Shelter in Garnet RunWe met River Mills in Best Laid Plans as one of the teens who hangs out in Rye’s derelict house, and again in Adam’s younger sibling in The Lights on Knockbridge Lane.

Cassidy is an ethical taxidermist, often working with animals who were hit by cars. Which is how he ends up meeting River–he stopped for what he thought was road kill but ended up being a freezing cat.

This story is full of the characters from all the Garnet Run books.

Which means that although it is a complete story on its own, the appeal is seeing Rye and the Matheson brothers and Simon and Wes.

And Gus.

I liked Cassidy, but I never really got a grip on who he was. He felt like a bunch of characteristics that were poured into the story but never allowed to fully gel. Cassidy has ADHD, Cassidy suffers from migraines, Cassidy is a taxidermist, Cassidy has a sister.
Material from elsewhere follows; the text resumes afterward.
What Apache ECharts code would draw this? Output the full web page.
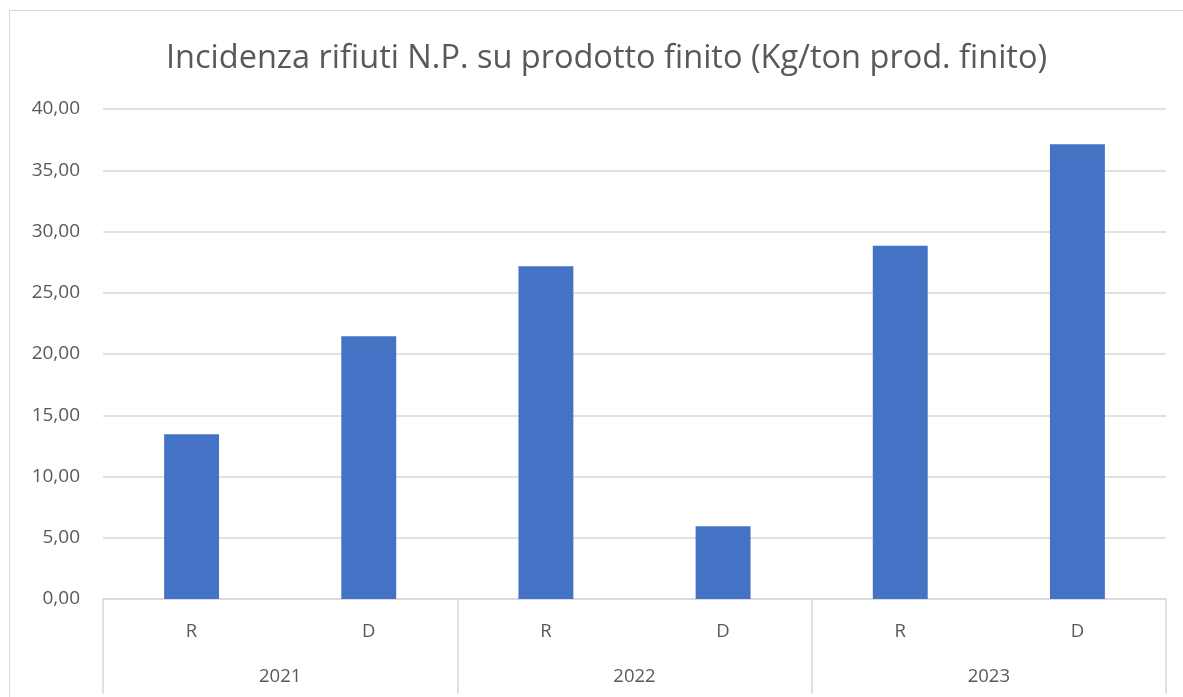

None of those details ever settled into an interesting person.

There were also quite a few editing issues.

“Grandma Jean …”

Simon’s grandmother looked up from the bag of cookies she was offering Cassidy.

“Please let her keep giving me cookies,” Cassidy requested.

“Grandma Jean, keep giving Simon cookies.”

“I will,” she said, making it clear that she would have anyway.

Which is too bad because there were lots of details that should have made it a good story.

River was swamped with the cocktail of feelings they often experienced when hanging out with Gus: intense relief that she was herself easily and without compromise and a guilty kind of envy that they were not.

“I know I’m supposed to, but I don’t have any big dream of a career. I don’t want to be famous. I don’t want to order people around. I just want to live and make my own decisions and be happy. God, that sounds so cheesy,” they groaned.

“Consider the radical notion that this date is about you. To see how you feel about him. It’s up to him to impress you, not the other way around. That means you should be yourself. You should ask him whatever you want to know. And you should worry about forming an opinion about him, not about if you’re making him like you.”

The whole thing felt like a cake that was rushed–never fully mixed, and pulled out of the oven before it was baked through.